Услышав последнее слово, я вздрогнул; с названием этого города был связан некий слух, и слух этот был связан со мной.
Свой страх я скрыл вопросом:
— Люблин, так это там было создано новое правительство, да? Летом сорок четвертого года, не в июле ли?
Сначала все кивнули, но потом пани Хеня сочла это указание неточным.
— Нет, еще не правительство. А правительство, правда временное, было создано в январе следующего года.

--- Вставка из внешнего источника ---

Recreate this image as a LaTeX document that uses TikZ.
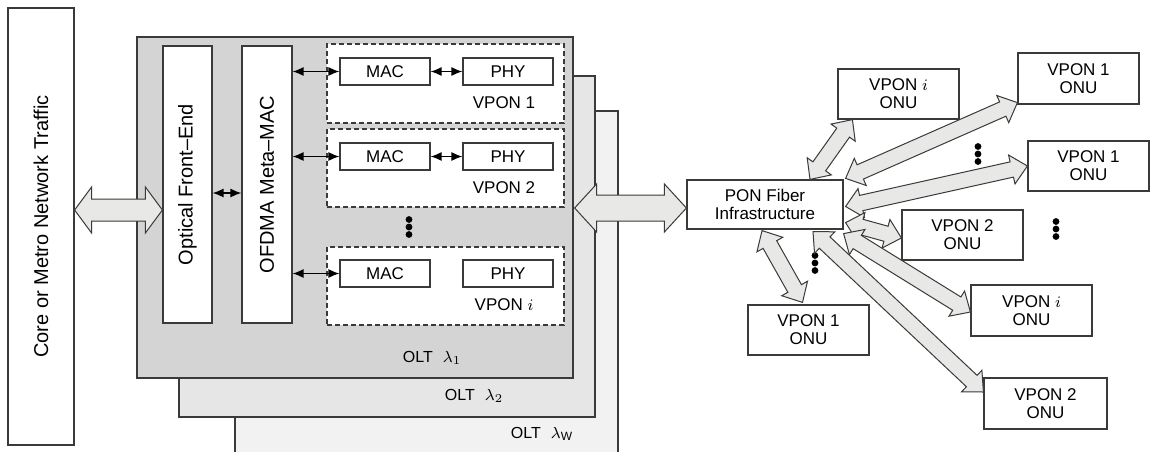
\documentclass[tikz,border=0pt]{standalone}
\usepackage{fontspec}
\setmainfont{Liberation Sans}
\usetikzlibrary{calc,arrows.meta}
\definecolor{edge}{HTML}{3A3A3A}
\definecolor{oltA}{HTML}{D4D4D4}
\definecolor{oltB}{HTML}{E6E6E6}
\definecolor{oltC}{HTML}{F2F2F2}
\definecolor{arrowfill}{HTML}{E8E8E6}
\newcommand\fatarrow[5]{%
  \coordinate (fa) at #1; \coordinate (fb) at #2;
  \draw[fat] (fa) -- ($(fa)!#3!(fb)!#4!90:(fb)$) -- ($(fa)!#3!(fb)!#5!90:(fb)$)
    -- ($(fb)!#3!(fa)!#5!-90:(fa)$) -- ($(fb)!#3!(fa)!#4!-90:(fa)$) -- (fb)
    -- ($(fb)!#3!(fa)!#4!90:(fa)$) -- ($(fb)!#3!(fa)!#5!90:(fa)$)
    -- ($(fa)!#3!(fb)!#5!-90:(fb)$) -- ($(fa)!#3!(fb)!#4!-90:(fb)$) -- cycle;}
\newcommand\threedots[1]{%
  \fill[black] ($#1+(0,-7.5)$) circle (1.7pt) #1 circle (1.7pt) ($#1+(0,7.5)$) circle (1.7pt);}
\tikzset{
  box/.style={draw=edge, line width=0.6pt, fill=white, inner sep=0pt},
  sz/.style 2 args={minimum width=#1*0.5pt, minimum height=#2*0.5pt},
  fat/.style={draw=edge, line width=0.5pt, fill=arrowfill},
  small/.style={{Latex[length=5.5pt,width=4.5pt]}-{Latex[length=5.5pt,width=4.5pt]}, line width=0.65pt, black},
  lbl/.style={font=\fontsize{8.5}{9}\selectfont, align=center, inner sep=0pt},
  big/.style={font=\fontsize{10}{12}\selectfont, inner sep=0pt},
  oltlbl/.style={font=\fontsize{8}{9}\selectfont, inner sep=0pt},
  vbox/.style={draw=edge, line width=0.6pt, fill=white, dash pattern=on 2.5pt off 1.5pt, inner sep=0pt}
}
\begin{document}
\begin{tikzpicture}[x=0.5pt,y=-0.5pt]
\useasboundingbox (0,0) rectangle (1150,451);
\fill[white] (0,0) rectangle (1150,451);

% core
\node[box, sz={66}{437}] (core) at (41,226.5) {};
\node[big, rotate=90] (coretxt) at (core.center) {Core or Metro Network Traffic};

% OLT stack
\node[box, fill=oltC, sz={383}{360}] (oltW) at (426.5,291) {};
\node[box, fill=oltB, sz={416}{341}] (olt2) at (387,246.5) {};
\node[box, fill=oltA, sz={436}{341}] (olt1) at (355,207.5) {};
\node[oltlbl] (l1) at (432,358) {OLT\hspace{5pt}$\lambda_1$};
\node[oltlbl] (l2) at (474,396) {OLT\hspace{5pt}$\lambda_2$};
\node[oltlbl] (lw) at (542,434) {OLT\hspace{5pt}$\lambda_{\mathrm{W}}$};

\node[box, sz={49}{277}] (ofe) at (187.5,184.5) {};
\node[big, rotate=90] (ofetxt) at (ofe.center) {Optical Front–End};
\node[box, sz={50}{277}] (meta) at (267,184.5) {};
\node[big, rotate=90] (metatxt) at (meta.center) {OFDMA Meta–MAC};

% VPON blocks
\node[vbox, sz={237}{79}] (v1) at (445.5,83.5) {};
\node[vbox, sz={237}{78}] (v2) at (445.5,168) {};
\node[vbox, sz={237}{78}] (vi) at (445.5,286) {};
\threedots{(409,227)}

\node[box, sz={90}{27}, lbl] (mac1) at (385,71.5) {MAC};
\node[box, sz={90}{27}, lbl] (phy1) at (508,71.5) {PHY};
\node[lbl] (t1) at (504,103) {VPON 1};
\node[box, sz={90}{27}, lbl] (mac2) at (385,156.5) {MAC};
\node[box, sz={90}{27}, lbl] (phy2) at (508,156.5) {PHY};
\node[lbl] (t2) at (504,188) {VPON 2};
\node[box, sz={90}{27}, lbl] (maci) at (385,273.5) {MAC};
\node[box, sz={90}{27}, lbl] (phyi) at (508,273.5) {PHY};
\node[lbl] (ti) at (504,305) {VPON $i$};

\draw[small] (ofe.east |- 0,193) -- (meta.west |- 0,193);
\draw[small] (meta.east |- mac1.west) -- (mac1.west);
\draw[small] (meta.east |- mac2.west) -- (mac2.west);
\draw[small] (meta.east |- maci.west) -- (maci.west);
\draw[small] (mac1.east) -- (phy1.west);
\draw[small] (mac2.east) -- (phy2.west);

% PON side
\node[box, sz={156}{49}, lbl] (pon) at (765,204.5) {PON Fiber\\Infrastructure};
\node[box, sz={121}{50}, lbl] (onuI1) at (898.5,94) {VPON $i$\\ONU};
\node[box, sz={121}{51}, lbl] (onu1a) at (1078.5,78.5) {VPON 1\\ONU};
\node[box, sz={121}{50}, lbl] (onu1b) at (1088.5,166) {VPON 1\\ONU};
\node[box, sz={121}{50}, lbl] (onu2a) at (962.5,235) {VPON 2\\ONU};
\node[box, sz={121}{51}, lbl] (onuI2) at (1031.5,310.5) {VPON $i$\\ONU};
\node[box, sz={123}{51}, lbl] (onu2b) at (1045.5,403.5) {VPON 2\\ONU};
\node[box, sz={121}{50}, lbl] (onu1c) at (808.5,330) {VPON 1\\ONU};
\threedots{(978,154)}
\threedots{(1056,229)}
\threedots{(815,263)}

% big arrows
\fatarrow{(core.east |- 0,210)}{(ofe.west |- 0,210)}{8.5pt}{11.5pt}{5.5pt}
\fatarrow{($(olt1.east |- 0,208)+(1,0)$)}{(pon.west |- 0,208)}{11pt}{12pt}{6.5pt}

% ONU arrows
\fatarrow{($(pon.north)+(45,0)$)}{($(onuI1.south west)+(15,0)$)}{8pt}{7.4pt}{3.9pt}
\fatarrow{($(pon.north east)+(2,-1)$)}{($(onu1a.south west)+(0,-2)$)}{8pt}{7.4pt}{3.9pt}
\fatarrow{($(pon.east)+(2,2)$)}{(onu1b.west)}{8pt}{7.4pt}{3.9pt}
\fatarrow{($(pon.south east)+(2,-7)$)}{($(onu2a.west)+(0,3)$)}{8pt}{7.4pt}{3.9pt}
\fatarrow{($(pon.south east)+(0,4)$)}{($(onuI2.west)+(0,1.5)$)}{8pt}{7.4pt}{3.9pt}
\fatarrow{($(pon.south)+(48,2)$)}{($(onu2b.west)+(0,-11.5)$)}{8pt}{7.4pt}{3.9pt}
\fatarrow{($(pon.south)+(-3,1)$)}{($(onu1c.north)+(-6,-2)$)}{8pt}{7.4pt}{3.9pt}
\end{tikzpicture}
\end{document}
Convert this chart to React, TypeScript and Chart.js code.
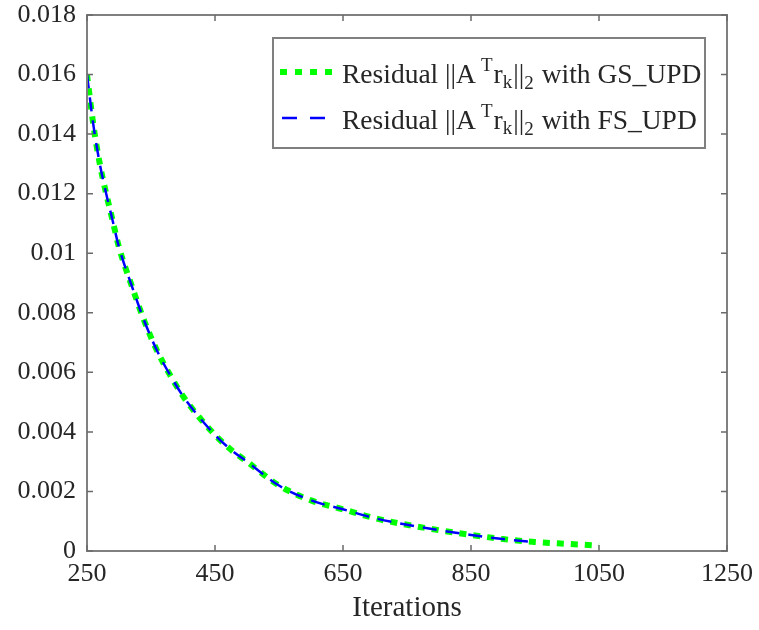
import React, { useEffect, useRef } from "react";
import { Chart, registerables } from "chart.js";

Chart.register(...registerables);

// ---- data ----
const gsIterations = [250, 260, 270, 280, 290, 300, 320, 340, 360, 380, 400, 425, 450, 475, 500, 550, 600, 650, 700, 750, 800, 850, 900, 950, 1000, 1050];
const gsResidual = [0.016, 0.0143, 0.013, 0.012, 0.0111, 0.0102, 0.0089, 0.0077, 0.0067, 0.0059, 0.0052, 0.0045, 0.0039, 0.0034, 0.003, 0.0022, 0.0017, 0.0014, 0.0011, 0.00088, 0.0007, 0.00054, 0.0004, 0.0003, 0.00024, 0.00018];
const fsIterations = [250, 260, 270, 280, 290, 300, 320, 340, 360, 380, 400, 425, 450, 475, 500, 550, 600, 650, 700, 750, 800, 850, 900, 945];
const fsResidual = [0.016, 0.0143, 0.013, 0.012, 0.0111, 0.0102, 0.0089, 0.0077, 0.0067, 0.0059, 0.0052, 0.0045, 0.0039, 0.0034, 0.003, 0.0022, 0.0017, 0.0014, 0.0011, 0.00088, 0.0007, 0.00054, 0.0004, 0.00031];
const xTickValues = [250, 450, 650, 850, 1050, 1250];
const yTickValues = [0, 0.002, 0.004, 0.006, 0.008, 0.01, 0.012, 0.014, 0.016, 0.018];
const xAxisTitle = "Iterations";
const methodNames = ["GS_UPD", "FS_UPD"];

const FONT = '"Liberation Serif", "Times New Roman", serif';
const TEXT = "#262626";
const AXIS = "#808080";

const framePlugin = {
  id: "frame",
  afterDatasetsDraw(chart: any) {
    const { ctx, chartArea: a, scales } = chart;
    ctx.save();
    ctx.strokeStyle = AXIS;
    ctx.lineWidth = 2;
    ctx.strokeRect(a.left, a.top, a.right - a.left, a.bottom - a.top);
    ctx.strokeStyle = "#6a6a6a";
    ctx.lineWidth = 1.5;
    ctx.beginPath();
    const tl = 6;
    scales.x.ticks.forEach((t: any) => {
      const px = scales.x.getPixelForValue(t.value);
      ctx.moveTo(px, a.bottom);
      ctx.lineTo(px, a.bottom - tl);
      ctx.moveTo(px, a.top);
      ctx.lineTo(px, a.top + tl);
    });
    scales.y.ticks.forEach((t: any) => {
      const py = scales.y.getPixelForValue(t.value);
      ctx.moveTo(a.left, py);
      ctx.lineTo(a.left + tl, py);
      ctx.moveTo(a.right, py);
      ctx.lineTo(a.right - tl, py);
    });
    ctx.stroke();
    ctx.restore();
  },
};

function drawTexLabel(ctx: CanvasRenderingContext2D, x: number, baseline: number, name: string) {
  const main = `27.5px ${FONT}`;
  const small = `19px ${FONT}`;
  const parts: { t: string; f: string; dy: number; gapBefore?: number }[] = [
    { t: "Residual ||A", f: main, dy: 0 },
    { t: "T", f: small, dy: -12, gapBefore: 5 },
    { t: "r", f: main, dy: 0, gapBefore: 1 },
    { t: "k", f: small, dy: 5 },
    { t: "||", f: main, dy: 0, gapBefore: 1 },
    { t: "2", f: small, dy: 6 },
    { t: " with " + name, f: main, dy: 0, gapBefore: 1 },
  ];
  let cx = x;
  ctx.fillStyle = TEXT;
  ctx.textBaseline = "alphabetic";
  ctx.textAlign = "left";
  for (const p of parts) {
    cx += p.gapBefore || 0;
    ctx.font = p.f;
    ctx.fillText(p.t, cx, baseline + p.dy);
    cx += ctx.measureText(p.t).width;
  }
}

const legendPlugin = {
  id: "texLegend",
  afterDraw(chart: any) {
    const { ctx, chartArea: a } = chart;
    const boxW = 432;
    const boxH = 110;
    const x0 = a.right - 22 - boxW;
    const y0 = a.top + 23;
    ctx.save();
    ctx.fillStyle = "#ffffff";
    ctx.fillRect(x0, y0, boxW, boxH);
    ctx.strokeStyle = AXIS;
    ctx.lineWidth = 2;
    ctx.strokeRect(x0, y0, boxW, boxH);
    const legendOrder = [1, 0];
    legendOrder.forEach((di, row) => {
      const ds = chart.data.datasets[di];
      const cy = y0 + 34 + row * 46;
      ctx.save();
      ctx.strokeStyle = ds.borderColor;
      ctx.lineWidth = ds.borderWidth;
      ctx.lineCap = "butt";
      ctx.setLineDash(row === 0 ? [7, 8] : [15, 13]);
      ctx.beginPath();
      ctx.moveTo(x0 + (row === 0 ? 7 : 9), cy);
      ctx.lineTo(x0 + (row === 0 ? 59 : 55), cy);
      ctx.stroke();
      ctx.restore();
      drawTexLabel(ctx, x0 + 69, cy + 11, methodNames[row]);
    });
    ctx.restore();
  },
};

export default function App() {
  const ref = useRef<HTMLCanvasElement>(null);
  useEffect(() => {
    if (!ref.current) return;
    const chart = new Chart(ref.current, {
      type: "line",
      data: {
        datasets: [
          {
            label: "FS_UPD",
            data: fsIterations.map((x, i) => ({ x, y: fsResidual[i] })),
            borderColor: "#0000ff",
            borderWidth: 2.5,
            borderDash: [14, 9],
            pointRadius: 0,
            fill: false,
            cubicInterpolationMode: "monotone",
            order: 0,
          },
          {
            label: "GS_UPD",
            data: gsIterations.map((x, i) => ({ x, y: gsResidual[i] })),
            borderColor: "#00ff00",
            borderWidth: 6,
            borderDash: [7, 7],
            borderCapStyle: "butt",
            pointRadius: 0,
            fill: false,
            cubicInterpolationMode: "monotone",
            order: 1,
          },
        ],
      },
      options: {
        animation: false,
        responsive: false,
        devicePixelRatio: 1,
        layout: { padding: { top: 15, right: 32, left: 0, bottom: 0 } },
        plugins: { legend: { display: false }, tooltip: { enabled: false } },
        scales: {
          x: {
            type: "linear",
            min: 250,
            max: 1250,
            afterBuildTicks: (s: any) => {
              s.ticks = xTickValues.map((v) => ({ value: v }));
            },
            afterFit: (s: any) => {
              s.height = 79;
              s.paddingLeft = 0;
              s.paddingRight = 0;
            },
            grid: { display: false, drawTicks: false },
            border: { display: false },
            ticks: {
              color: TEXT,
              font: { family: FONT, size: 26 },
              padding: 8,
              maxRotation: 0,
              autoSkip: false,
              callback: (v: any) => String(v),
            },
            title: {
              display: true,
              text: xAxisTitle,
              color: TEXT,
              font: { family: FONT, size: 29 },
              padding: { top: 0, bottom: 4 },
            },
          },
          y: {
            type: "linear",
            min: 0,
            max: 0.018,
            afterBuildTicks: (s: any) => {
              s.ticks = yTickValues.map((v) => ({ value: v }));
            },
            afterFit: (s: any) => {
              s.width = 87;
              s.paddingTop = 0;
              s.paddingBottom = 0;
            },
            grid: { display: false, drawTicks: false },
            border: { display: false },
            ticks: {
              color: TEXT,
              font: { family: FONT, size: 26 },
              padding: 11,
              autoSkip: false,
              callback: (v: any) => String(parseFloat(Number(v).toFixed(3))),
            },
          },
        },
      } as any,
      plugins: [framePlugin, legendPlugin],
    });
    return () => chart.destroy();
  }, []);
  return (
    <div style={{ position: "absolute", left: 0, top: 0, width: 759, height: 630, background: "#ffffff" }}>
      <canvas ref={ref} width={759} height={630} style={{ display: "block" }} />
    </div>
  );
}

В июле был создан Комитет освобождения, а двадцать второго июля сорок четвертого года был опубликован Манифест освобождения.
— А нас, я хочу сказать, немцев, уже не было тогда в Люблине?
Их развеселило, что я этого не знал, но мне ничуть не стало весело, когда Бася сказала:
— Только такие, как ты, и для того, для чего ты!
И Геня, вставив опять замечание, ничуть меня не развеселила:
— Да наш поэт, удирая, потерял календарь.
Имелось, однако, больное место, по поводу которого я не боялся никаких споров, даже сталкиваясь с поляками. Как раз сталкиваясь с поляками. Вот оно, это больное место. И я сказал:
— В июле я был еще далеко, далеко отсюда, я был дома, и в январе я тоже не был в Люблине.